WHAT IS ASKED
Repeat the span of the entries below that starts at the line with "Clone this chart in D3.js." and ends at the line with "const tickEvery = 4;", nothing more. Skip the pictures.

PROVIDED DATA
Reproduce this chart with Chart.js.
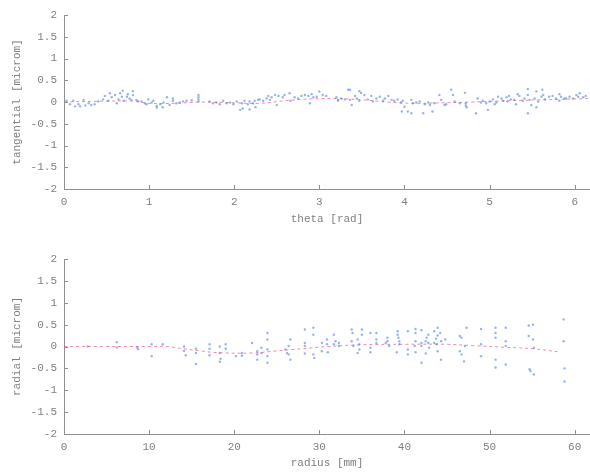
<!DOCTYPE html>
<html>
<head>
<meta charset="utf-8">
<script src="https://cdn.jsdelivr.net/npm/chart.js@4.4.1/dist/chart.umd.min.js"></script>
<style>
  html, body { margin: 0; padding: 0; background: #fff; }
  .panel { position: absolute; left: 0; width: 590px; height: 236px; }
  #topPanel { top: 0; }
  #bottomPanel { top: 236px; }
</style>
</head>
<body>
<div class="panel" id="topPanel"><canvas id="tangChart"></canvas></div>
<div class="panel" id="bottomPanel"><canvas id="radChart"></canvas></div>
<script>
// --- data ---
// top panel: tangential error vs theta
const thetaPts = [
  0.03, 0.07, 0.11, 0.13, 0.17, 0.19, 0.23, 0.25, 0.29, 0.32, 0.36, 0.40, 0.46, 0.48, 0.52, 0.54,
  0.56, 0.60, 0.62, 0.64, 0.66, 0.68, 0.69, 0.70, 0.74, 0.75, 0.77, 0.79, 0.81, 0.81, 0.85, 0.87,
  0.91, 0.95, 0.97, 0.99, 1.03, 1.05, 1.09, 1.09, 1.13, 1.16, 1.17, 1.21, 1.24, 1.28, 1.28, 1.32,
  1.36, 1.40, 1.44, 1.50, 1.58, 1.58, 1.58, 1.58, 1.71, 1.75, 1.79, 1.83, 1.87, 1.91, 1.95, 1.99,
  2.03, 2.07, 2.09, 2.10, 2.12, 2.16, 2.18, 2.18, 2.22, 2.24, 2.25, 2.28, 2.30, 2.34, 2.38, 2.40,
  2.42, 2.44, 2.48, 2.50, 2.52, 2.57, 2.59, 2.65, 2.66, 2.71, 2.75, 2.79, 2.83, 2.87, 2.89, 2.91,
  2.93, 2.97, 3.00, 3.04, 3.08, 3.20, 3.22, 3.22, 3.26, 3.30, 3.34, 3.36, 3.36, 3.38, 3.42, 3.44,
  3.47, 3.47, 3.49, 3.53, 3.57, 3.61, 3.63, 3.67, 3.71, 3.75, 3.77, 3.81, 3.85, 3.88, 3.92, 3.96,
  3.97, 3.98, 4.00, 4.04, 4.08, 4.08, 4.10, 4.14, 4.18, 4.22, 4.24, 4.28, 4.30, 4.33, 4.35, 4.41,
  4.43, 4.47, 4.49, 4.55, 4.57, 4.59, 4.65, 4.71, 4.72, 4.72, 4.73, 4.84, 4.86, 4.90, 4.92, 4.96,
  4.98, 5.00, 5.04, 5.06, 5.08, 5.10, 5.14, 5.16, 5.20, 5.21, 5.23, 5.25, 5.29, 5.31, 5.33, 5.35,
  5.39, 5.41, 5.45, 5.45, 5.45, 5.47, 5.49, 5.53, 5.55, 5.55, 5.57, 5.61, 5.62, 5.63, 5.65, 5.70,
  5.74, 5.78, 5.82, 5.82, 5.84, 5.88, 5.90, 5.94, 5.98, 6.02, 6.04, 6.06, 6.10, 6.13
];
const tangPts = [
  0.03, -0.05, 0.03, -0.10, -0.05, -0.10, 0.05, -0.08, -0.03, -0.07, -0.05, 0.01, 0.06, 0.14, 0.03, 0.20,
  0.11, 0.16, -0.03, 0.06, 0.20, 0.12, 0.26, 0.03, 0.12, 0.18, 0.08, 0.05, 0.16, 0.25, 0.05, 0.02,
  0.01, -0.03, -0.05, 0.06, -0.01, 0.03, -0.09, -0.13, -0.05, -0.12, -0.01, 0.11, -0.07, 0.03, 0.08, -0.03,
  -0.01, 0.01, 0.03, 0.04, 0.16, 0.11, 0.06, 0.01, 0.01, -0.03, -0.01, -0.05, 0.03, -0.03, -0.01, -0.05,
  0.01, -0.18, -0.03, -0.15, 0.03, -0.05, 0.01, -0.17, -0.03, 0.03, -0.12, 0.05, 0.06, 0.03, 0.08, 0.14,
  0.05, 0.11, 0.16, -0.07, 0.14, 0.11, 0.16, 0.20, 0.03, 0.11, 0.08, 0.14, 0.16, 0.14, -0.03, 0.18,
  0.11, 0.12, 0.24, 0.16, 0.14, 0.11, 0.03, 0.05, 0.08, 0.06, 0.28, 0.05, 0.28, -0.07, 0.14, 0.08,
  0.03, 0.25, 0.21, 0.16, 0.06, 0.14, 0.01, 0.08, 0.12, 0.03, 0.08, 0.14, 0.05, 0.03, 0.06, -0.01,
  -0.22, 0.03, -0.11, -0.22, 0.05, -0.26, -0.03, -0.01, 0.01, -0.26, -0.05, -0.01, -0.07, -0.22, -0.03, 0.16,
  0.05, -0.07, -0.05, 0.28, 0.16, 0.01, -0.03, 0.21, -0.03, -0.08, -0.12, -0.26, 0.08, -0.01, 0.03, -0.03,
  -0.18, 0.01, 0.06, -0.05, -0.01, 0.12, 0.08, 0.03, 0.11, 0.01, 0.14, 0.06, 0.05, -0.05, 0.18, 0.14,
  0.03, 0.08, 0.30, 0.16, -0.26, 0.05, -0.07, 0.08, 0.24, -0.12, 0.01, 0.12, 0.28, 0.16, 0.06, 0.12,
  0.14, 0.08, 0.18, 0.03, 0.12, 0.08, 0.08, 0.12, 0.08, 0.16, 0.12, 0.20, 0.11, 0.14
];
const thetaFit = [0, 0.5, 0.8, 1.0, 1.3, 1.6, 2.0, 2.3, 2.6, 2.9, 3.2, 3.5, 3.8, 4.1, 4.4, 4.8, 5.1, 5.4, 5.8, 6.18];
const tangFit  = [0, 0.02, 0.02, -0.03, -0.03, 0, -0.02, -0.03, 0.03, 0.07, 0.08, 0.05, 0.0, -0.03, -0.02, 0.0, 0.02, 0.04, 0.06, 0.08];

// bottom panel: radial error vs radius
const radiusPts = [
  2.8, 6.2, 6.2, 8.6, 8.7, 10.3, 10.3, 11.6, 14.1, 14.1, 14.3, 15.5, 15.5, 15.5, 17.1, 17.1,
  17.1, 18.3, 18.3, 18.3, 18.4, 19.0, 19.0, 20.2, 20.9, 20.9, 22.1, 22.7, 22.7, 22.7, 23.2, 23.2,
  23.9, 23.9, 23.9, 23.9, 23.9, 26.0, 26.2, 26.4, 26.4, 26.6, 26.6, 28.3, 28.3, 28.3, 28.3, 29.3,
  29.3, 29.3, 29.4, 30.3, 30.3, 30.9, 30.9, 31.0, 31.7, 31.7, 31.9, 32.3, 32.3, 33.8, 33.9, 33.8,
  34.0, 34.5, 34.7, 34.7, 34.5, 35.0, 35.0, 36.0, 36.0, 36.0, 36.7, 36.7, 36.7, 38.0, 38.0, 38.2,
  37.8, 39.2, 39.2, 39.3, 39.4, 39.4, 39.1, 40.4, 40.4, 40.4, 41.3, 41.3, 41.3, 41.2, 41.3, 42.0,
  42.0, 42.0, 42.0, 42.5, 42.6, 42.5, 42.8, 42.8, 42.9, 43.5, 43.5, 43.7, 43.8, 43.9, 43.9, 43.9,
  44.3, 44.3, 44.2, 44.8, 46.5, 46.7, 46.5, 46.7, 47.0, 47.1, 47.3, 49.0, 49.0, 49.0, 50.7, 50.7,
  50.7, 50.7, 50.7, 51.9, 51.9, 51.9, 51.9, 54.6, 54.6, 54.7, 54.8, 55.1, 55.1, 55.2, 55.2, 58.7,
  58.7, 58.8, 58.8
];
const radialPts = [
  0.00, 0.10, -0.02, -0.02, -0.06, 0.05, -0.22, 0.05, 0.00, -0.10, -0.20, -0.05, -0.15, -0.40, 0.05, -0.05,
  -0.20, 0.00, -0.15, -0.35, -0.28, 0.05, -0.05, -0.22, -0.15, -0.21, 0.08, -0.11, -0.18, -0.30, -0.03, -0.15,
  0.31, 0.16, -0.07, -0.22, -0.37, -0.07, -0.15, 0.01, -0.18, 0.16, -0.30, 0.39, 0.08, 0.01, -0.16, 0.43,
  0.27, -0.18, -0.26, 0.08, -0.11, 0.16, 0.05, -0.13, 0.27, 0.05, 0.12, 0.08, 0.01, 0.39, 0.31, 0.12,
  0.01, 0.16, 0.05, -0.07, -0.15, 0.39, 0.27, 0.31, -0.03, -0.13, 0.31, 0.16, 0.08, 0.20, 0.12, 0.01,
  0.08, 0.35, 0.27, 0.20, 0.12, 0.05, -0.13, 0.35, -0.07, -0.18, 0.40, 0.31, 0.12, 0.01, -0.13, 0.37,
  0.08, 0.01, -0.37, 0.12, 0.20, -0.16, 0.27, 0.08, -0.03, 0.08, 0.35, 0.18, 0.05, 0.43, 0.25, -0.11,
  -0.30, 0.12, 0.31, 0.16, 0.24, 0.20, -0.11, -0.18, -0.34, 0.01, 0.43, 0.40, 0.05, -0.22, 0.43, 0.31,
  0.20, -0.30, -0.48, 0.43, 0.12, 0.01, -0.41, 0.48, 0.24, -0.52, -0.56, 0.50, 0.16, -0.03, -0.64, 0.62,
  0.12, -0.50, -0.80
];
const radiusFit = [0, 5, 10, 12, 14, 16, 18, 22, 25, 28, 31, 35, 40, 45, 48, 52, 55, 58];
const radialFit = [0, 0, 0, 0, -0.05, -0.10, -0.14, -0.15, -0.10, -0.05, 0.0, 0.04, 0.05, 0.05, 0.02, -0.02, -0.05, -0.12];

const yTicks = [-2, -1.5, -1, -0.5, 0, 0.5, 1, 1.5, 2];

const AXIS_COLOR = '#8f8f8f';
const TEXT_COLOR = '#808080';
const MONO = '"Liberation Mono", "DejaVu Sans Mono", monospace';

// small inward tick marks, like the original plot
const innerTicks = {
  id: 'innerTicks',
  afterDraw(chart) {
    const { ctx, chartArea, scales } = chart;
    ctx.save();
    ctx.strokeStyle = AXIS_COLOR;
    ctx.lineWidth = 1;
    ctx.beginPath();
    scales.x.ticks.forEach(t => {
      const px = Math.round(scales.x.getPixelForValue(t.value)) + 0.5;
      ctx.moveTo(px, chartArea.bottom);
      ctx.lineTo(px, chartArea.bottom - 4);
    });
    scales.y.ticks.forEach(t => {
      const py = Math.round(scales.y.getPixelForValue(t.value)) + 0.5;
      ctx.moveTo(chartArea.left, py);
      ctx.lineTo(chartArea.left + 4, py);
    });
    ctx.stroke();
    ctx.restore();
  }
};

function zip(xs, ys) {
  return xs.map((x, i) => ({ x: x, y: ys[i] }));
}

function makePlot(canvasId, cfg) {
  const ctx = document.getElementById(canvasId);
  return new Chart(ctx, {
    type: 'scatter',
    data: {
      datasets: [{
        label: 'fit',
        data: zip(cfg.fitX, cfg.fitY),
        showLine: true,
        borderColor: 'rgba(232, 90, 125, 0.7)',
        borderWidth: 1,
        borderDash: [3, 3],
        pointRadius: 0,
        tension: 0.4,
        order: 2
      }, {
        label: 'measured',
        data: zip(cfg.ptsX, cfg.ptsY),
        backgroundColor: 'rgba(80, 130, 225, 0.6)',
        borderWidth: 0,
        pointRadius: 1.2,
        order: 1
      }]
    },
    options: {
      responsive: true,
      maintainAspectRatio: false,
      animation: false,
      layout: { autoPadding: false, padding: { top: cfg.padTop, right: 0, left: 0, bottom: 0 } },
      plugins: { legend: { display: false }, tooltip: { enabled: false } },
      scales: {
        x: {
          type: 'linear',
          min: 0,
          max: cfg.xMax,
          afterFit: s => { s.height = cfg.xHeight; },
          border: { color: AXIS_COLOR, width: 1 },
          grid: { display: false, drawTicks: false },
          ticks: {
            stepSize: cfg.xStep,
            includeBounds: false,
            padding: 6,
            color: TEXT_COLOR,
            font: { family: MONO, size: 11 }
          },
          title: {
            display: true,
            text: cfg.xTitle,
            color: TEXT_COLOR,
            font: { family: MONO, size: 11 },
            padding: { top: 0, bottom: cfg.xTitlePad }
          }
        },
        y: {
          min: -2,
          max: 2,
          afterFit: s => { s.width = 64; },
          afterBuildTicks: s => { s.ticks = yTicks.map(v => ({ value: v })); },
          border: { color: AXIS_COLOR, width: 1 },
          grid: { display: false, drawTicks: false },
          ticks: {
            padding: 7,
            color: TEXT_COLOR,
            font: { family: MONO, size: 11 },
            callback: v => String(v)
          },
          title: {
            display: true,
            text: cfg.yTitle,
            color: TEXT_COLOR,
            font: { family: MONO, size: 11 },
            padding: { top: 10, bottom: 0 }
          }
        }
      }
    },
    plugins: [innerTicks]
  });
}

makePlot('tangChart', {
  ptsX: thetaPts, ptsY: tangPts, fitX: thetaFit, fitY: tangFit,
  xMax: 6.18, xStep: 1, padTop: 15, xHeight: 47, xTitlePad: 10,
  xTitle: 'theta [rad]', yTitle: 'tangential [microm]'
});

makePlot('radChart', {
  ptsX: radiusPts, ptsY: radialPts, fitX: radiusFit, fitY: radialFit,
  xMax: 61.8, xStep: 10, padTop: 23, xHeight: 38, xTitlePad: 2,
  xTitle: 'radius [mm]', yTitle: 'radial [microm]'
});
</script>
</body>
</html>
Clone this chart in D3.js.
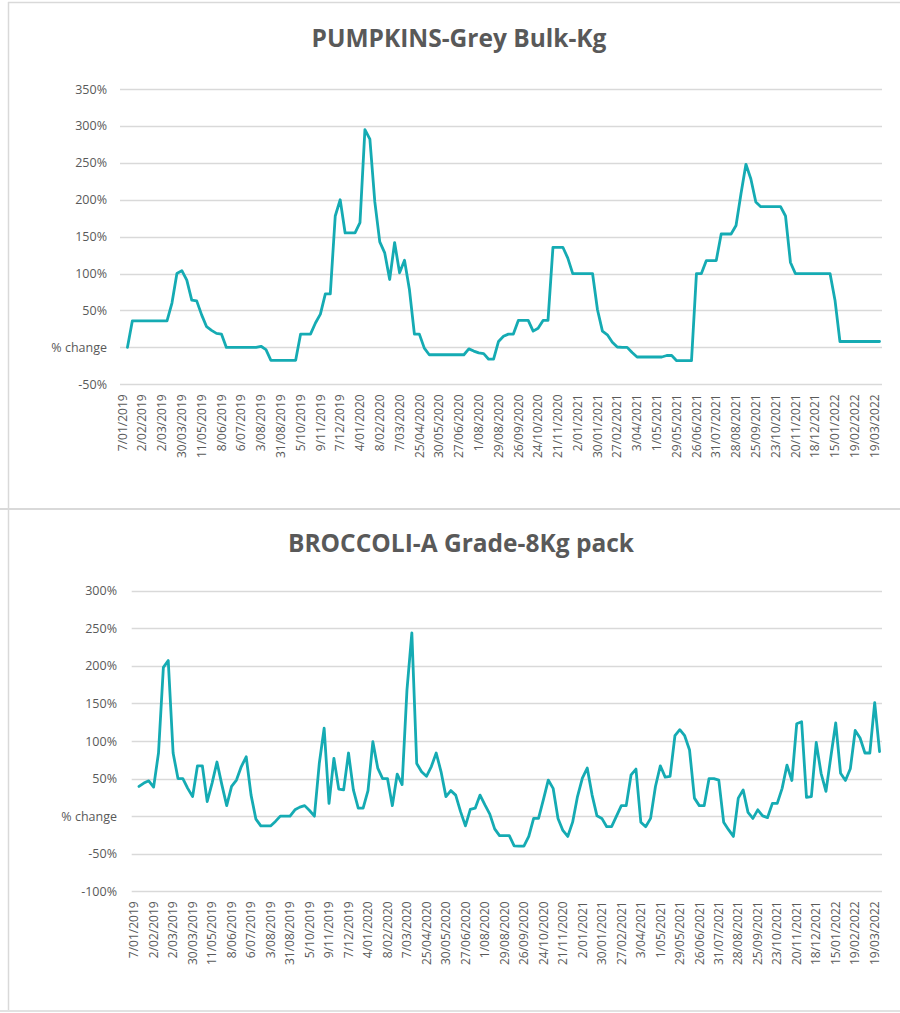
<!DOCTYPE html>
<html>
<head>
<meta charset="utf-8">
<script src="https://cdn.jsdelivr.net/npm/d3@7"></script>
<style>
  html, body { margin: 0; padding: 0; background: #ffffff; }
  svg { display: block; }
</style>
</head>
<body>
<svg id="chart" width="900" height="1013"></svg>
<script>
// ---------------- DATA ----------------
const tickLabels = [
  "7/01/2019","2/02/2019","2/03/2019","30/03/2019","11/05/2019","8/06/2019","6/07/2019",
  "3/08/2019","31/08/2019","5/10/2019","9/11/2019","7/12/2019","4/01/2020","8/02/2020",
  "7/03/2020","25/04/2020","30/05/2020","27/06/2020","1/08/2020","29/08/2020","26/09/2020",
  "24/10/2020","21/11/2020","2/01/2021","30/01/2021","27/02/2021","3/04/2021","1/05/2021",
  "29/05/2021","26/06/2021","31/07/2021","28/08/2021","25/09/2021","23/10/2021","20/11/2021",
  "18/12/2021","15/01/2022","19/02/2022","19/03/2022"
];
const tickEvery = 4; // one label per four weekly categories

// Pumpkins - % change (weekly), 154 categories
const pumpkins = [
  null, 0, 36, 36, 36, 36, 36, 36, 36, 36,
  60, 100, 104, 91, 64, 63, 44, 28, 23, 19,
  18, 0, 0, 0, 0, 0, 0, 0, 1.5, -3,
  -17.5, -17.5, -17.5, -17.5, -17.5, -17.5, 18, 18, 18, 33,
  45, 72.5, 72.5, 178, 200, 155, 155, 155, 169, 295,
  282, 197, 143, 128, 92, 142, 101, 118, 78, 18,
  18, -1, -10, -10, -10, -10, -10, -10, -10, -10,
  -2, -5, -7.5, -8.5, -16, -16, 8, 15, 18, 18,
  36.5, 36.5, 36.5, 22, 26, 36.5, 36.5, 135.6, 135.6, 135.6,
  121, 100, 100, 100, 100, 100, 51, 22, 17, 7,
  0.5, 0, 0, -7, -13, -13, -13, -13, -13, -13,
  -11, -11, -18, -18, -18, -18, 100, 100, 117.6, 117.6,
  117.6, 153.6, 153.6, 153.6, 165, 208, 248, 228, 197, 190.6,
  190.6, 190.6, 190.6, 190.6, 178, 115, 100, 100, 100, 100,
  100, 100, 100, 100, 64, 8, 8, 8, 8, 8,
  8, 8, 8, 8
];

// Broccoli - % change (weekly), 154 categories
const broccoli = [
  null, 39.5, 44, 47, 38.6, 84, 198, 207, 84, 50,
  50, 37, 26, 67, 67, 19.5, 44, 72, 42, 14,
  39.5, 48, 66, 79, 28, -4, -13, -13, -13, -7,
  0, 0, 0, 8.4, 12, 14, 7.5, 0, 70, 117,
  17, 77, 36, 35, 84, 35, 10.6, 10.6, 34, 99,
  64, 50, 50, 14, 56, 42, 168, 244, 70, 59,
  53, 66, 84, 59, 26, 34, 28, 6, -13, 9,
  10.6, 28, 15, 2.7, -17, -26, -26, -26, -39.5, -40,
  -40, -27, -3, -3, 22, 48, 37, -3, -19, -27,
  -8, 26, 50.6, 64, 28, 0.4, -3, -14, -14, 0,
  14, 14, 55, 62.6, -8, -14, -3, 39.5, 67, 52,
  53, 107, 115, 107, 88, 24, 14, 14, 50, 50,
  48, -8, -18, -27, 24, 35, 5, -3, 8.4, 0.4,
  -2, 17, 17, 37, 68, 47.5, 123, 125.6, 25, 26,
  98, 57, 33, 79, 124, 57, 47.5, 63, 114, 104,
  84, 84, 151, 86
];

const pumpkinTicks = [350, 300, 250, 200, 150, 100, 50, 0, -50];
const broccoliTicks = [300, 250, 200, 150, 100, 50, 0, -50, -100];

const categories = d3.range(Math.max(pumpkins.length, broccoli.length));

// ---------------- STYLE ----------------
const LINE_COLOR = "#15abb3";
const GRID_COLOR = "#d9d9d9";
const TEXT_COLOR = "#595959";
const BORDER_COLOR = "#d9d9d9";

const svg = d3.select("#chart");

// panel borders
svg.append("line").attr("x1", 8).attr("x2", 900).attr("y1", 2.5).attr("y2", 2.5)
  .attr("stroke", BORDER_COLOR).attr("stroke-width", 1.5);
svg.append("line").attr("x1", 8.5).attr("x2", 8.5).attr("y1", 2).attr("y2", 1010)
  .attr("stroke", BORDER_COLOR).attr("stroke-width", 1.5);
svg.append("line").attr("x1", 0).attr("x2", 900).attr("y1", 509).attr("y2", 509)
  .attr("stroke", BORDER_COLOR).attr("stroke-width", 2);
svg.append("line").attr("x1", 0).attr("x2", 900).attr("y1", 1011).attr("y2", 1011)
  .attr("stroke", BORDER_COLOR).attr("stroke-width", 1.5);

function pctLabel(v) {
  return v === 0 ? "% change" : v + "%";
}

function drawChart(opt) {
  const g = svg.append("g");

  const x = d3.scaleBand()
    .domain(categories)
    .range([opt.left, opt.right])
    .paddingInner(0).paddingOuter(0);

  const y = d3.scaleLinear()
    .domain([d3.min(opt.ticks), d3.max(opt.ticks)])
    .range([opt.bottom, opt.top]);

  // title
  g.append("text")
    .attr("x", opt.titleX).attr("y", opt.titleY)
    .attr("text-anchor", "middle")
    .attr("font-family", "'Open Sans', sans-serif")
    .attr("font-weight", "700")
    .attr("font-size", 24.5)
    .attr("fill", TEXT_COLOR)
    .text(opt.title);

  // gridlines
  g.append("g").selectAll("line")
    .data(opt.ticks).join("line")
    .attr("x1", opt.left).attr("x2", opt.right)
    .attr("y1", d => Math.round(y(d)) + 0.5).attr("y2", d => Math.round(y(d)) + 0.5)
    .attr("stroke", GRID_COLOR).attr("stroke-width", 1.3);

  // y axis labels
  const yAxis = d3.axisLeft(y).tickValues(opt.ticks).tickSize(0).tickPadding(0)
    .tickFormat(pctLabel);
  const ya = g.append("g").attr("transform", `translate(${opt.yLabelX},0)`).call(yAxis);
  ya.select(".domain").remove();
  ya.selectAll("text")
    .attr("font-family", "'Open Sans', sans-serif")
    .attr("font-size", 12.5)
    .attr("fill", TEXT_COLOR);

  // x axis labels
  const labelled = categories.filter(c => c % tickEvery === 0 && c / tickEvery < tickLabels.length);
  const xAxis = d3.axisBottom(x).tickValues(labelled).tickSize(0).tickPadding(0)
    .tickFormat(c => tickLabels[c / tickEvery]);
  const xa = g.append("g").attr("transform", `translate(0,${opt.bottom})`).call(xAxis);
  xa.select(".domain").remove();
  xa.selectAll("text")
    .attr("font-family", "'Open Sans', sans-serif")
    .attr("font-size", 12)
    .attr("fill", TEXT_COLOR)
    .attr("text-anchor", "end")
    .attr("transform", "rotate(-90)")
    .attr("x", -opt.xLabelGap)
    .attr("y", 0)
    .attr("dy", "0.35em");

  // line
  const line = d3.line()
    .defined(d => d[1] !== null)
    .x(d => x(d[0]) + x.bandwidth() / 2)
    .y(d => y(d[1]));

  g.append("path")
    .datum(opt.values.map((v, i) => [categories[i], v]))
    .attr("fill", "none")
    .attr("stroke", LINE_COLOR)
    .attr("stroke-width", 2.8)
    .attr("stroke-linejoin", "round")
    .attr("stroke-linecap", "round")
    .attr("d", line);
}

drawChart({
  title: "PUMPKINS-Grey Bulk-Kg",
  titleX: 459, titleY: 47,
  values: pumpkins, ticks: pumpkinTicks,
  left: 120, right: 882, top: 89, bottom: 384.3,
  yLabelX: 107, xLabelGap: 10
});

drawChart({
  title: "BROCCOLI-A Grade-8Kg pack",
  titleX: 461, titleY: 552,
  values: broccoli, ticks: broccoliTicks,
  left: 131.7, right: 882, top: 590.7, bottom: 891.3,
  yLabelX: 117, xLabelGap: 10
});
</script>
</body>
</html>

WORKED ANSWER
Clone this chart in D3.js.
<!DOCTYPE html>
<html>
<head>
<meta charset="utf-8">
<script src="https://cdn.jsdelivr.net/npm/d3@7"></script>
<style>
  html, body { margin: 0; padding: 0; background: #ffffff; }
  svg { display: block; }
</style>
</head>
<body>
<svg id="chart" width="900" height="1013"></svg>
<script>
// ---------------- DATA ----------------
const tickLabels = [
  "7/01/2019","2/02/2019","2/03/2019","30/03/2019","11/05/2019","8/06/2019","6/07/2019",
  "3/08/2019","31/08/2019","5/10/2019","9/11/2019","7/12/2019","4/01/2020","8/02/2020",
  "7/03/2020","25/04/2020","30/05/2020","27/06/2020","1/08/2020","29/08/2020","26/09/2020",
  "24/10/2020","21/11/2020","2/01/2021","30/01/2021","27/02/2021","3/04/2021","1/05/2021",
  "29/05/2021","26/06/2021","31/07/2021","28/08/2021","25/09/2021","23/10/2021","20/11/2021",
  "18/12/2021","15/01/2022","19/02/2022","19/03/2022"
];
const tickEvery = 4; // one label per four weekly categories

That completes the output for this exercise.